The Nepal Student Union of Nepali Congress, All Nepal National Free Students Union of the CPN (Unified Socialist), and All Nepal National Independent Students Union (Revolutionary) of CPN (Maoist Centre) have already formed a joint task force to work out electoral alliances. The panel has Dinesh Kumar Shahi from Nepal Student Union, Kshitiz Sapkota from ANNISU (Revolutionary) and Hirendra Shahi from the ANNFSU of the Unified Socialist as members.
Multiple student leaders the Post talked to confirmed that the student organisations have been working formally and informally to form alliances based on ground reality and benefits.
And, in some campuses, the student organisations having bitter relations due to the rivalry among their mother parties have come together to contest the elections.
In Gulmi, the student organisations of CPN-UML, Maoist Centre and the Nepal Communist Party led by Netra Bikram Chand are forging an alliance to contest the long-awaited polls. In the election to be held in 10 of the 11 campuses in Gulmi, the student organisations have agreed to contest the polls under alliances in nine campuses.
Samik Badal, ANNFSU’s newly elected chair, said it is natural for the student organisations in colleges at the local level to form alliances. “But our party has not given any direction or made any decision to do so,” he said.
At a time when their focus is on electoral alliances, student organisations have been mired in internal feuds and factionalism.
The tension in the Nepal Student Union, for instance, has reached its peak. It all began when chair Dujang Sherpa unilaterally nominated district chairs in 36 districts, instead of electing them through conventions. Student leaders belonging to the Shekhar Koirala faction have blamed that Sherpa, close to the Sher Bahadur Deuba-led faction, nominated leaders near and dear to him.
On Friday, student leaders close to Krishna Prasad Sitaula faction of Nepali Congress warned that they will rebel if eligible leaders are not fielded in the elections. Awarding electoral tickets only to the confidants of certain leaders will set off a rebellion, they said.
Similarly, the ANNFSU (Revolutionary), close to the Maoist Centre, is also mired in internal feuds. A rivalry between the groups led by chair Pancha Singh and secretary Pawan Karki has been impacting electioneering so much so that the mother party had to intervene into their affairs. The Maoist Centre, a week ago, sent a letter to the Tribhuvan University claiming that the organisation led by chair Pancha Singh was the authentic one.
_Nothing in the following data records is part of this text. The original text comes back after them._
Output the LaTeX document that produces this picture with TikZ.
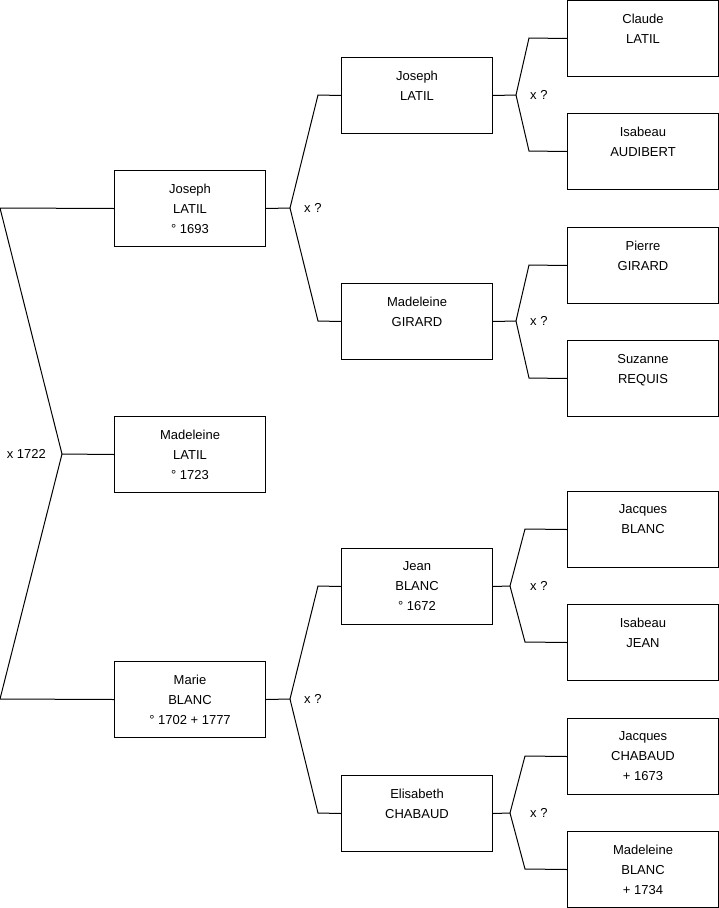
\documentclass[tikz,border=0pt]{standalone}
\usepackage{fontspec}
\setmainfont{Liberation Sans}
\usetikzlibrary{positioning}
\tikzset{
  box/.style={draw, line width=1pt, anchor=north west, minimum width=151pt, minimum height=76pt,
    align=center, inner sep=0pt, font=\fontsize{13}{20}\selectfont},
  mariage/.style={inner sep=0pt, font=\fontsize{13}{14}\selectfont},
  lien/.style={line width=1pt}
}
\begin{document}
\begin{tikzpicture}[x=1pt,y=-1pt]
\useasboundingbox (0,0) rectangle (719,908);
%people
\node[box](jl1) at (114,170){Joseph\\LATIL\\° 1693};
\node[box](ml1) at (114,416){Madeleine\\LATIL\\° 1723};
\node[box](mb1) at (114,661){Marie\\BLANC\\° 1702 + 1777};
\node[box](jl2) at (341,57){Joseph\\LATIL\\~};
\node[box](mg2) at (341,283){Madeleine\\GIRARD\\~};
\node[box](jb2) at (341,548){Jean\\BLANC\\° 1672};
\node[box](ec2) at (341,775){Elisabeth\\CHABAUD\\~};
\node[box](cl3) at (567,0){Claude\\LATIL\\~};
\node[box](ia3) at (567,113){Isabeau\\AUDIBERT\\~};
\node[box](pg3) at (567,227){Pierre\\GIRARD\\~};
\node[box](sr3) at (567,340){Suzanne\\REQUIS\\~};
\node[box](jb3) at (567,491){Jacques\\BLANC\\~};
\node[box](ij3) at (567,604){Isabeau\\JEAN\\~};
\node[box](jc3) at (567,718){Jacques\\CHABAUD\\+ 1673};
\node[box](mb3) at (567,831){Madeleine\\BLANC\\+ 1734};
%couple 1722
\coordinate(u0) at (62,454);
\coordinate(u0a) at (0,208);
\coordinate(u0b) at (0,699);
\draw[lien](jl1.west)--(u0a)--(u0)--(ml1.west);
\draw[lien](u0)--(u0b)--(mb1.west);
\node[mariage,left=16pt of u0](w0){x 1722};
%parents of Joseph
\coordinate(u1) at (290,208);
\coordinate(u1a) at (318,95);
\coordinate(u1b) at (318,321);
\draw[lien](jl1.east)--(u1)--(u1a)--(jl2.west);
\draw[lien](u1)--(u1b)--(mg2.west);
\node[mariage,right=14pt of u1](w1){x ?};
%parents of Marie
\coordinate(u2) at (290,699);
\coordinate(u2a) at (318,586);
\coordinate(u2b) at (318,813);
\draw[lien](mb1.east)--(u2)--(u2a)--(jb2.west);
\draw[lien](u2)--(u2b)--(ec2.west);
\node[mariage,right=14pt of u2](w2){x ?};
%grandparents
\coordinate(u3) at (516,95);
\draw[lien](jl2.east)--(u3)--(529,38)--(cl3.west);
\draw[lien](u3)--(529,151)--(ia3.west);
\node[mariage,right=14pt of u3](w3){x ?};
\coordinate(u4) at (516,321);
\draw[lien](mg2.east)--(u4)--(529,265)--(pg3.west);
\draw[lien](u4)--(529,378)--(sr3.west);
\node[mariage,right=14pt of u4](w4){x ?};
\coordinate(u5) at (510,586);
\draw[lien](jb2.east)--(u5)--(525,529)--(jb3.west);
\draw[lien](u5)--(525,642)--(ij3.west);
\node[mariage,right=20pt of u5](w5){x ?};
\coordinate(u6) at (510,813);
\draw[lien](ec2.east)--(u6)--(525,756)--(jc3.west);
\draw[lien](u6)--(525,869)--(mb3.west);
\node[mariage,right=20pt of u6](w6){x ?};
\end{tikzpicture}
\end{document}
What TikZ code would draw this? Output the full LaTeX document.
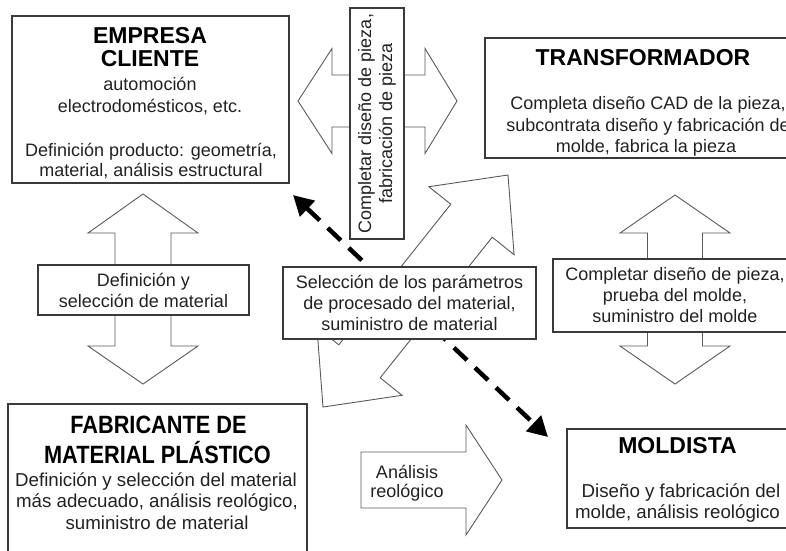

The upcoming elections, which will elect representatives for the next two years, are considered significant because the biennial elections held periodically until 2009 have been irregular—the last time the polls took place was in 2017 and that too partially.
Candidates for direct and proportional elections were nominated on Saturday. The final list of candidates will be published on Sunday.
The TU has 62 constituent and 1,040 affiliated campuses. It has set an age limit of 28 years to take part in elections and implemented a mixed electoral system.
Observers criticise student organisations’ unhealthy competitions for electoral alliances.
Pitambar Bhandari, a political analyst and an assistant professor, said the organisations’ propensity for unnatural alliances reflects how things have changed over time. While student politics would shape national politics in the past, today’s student unions appear to have emulated the worst of national politics, he said. “The student organisations in the TU campuses have turned into political units,” Bhandari said. “When they are focused on alliances, student organisations appear less prepared for the elections this time as sports, cultural and creative events are almost extinct.”
Rajendra Maharjan, a political commentator, argues along similar lines. “They are opportunistic and unrelenting in their lust for power,” he said. “Their sole motive for alliances is to grab power. They don’t care about political issues of the day or ideologies.”
Student leaders themselves criticise the organisations’ tendency to forge ‘unnatural’ alliances.
Ganesh Bhandari, acting president of Nepal Student Union, Tribhuvan University Central Campus, his organisation’s leaders at the central campus of the Tribhuvan University are opposing the concept of alliances. “Though there have been talks of contesting the election based on alliances at the centre, we believe the election of the student organisations should be free from unnatural alliances,” he said. “It is not right to form alliances—that too with groups having differing ideological backgrounds.”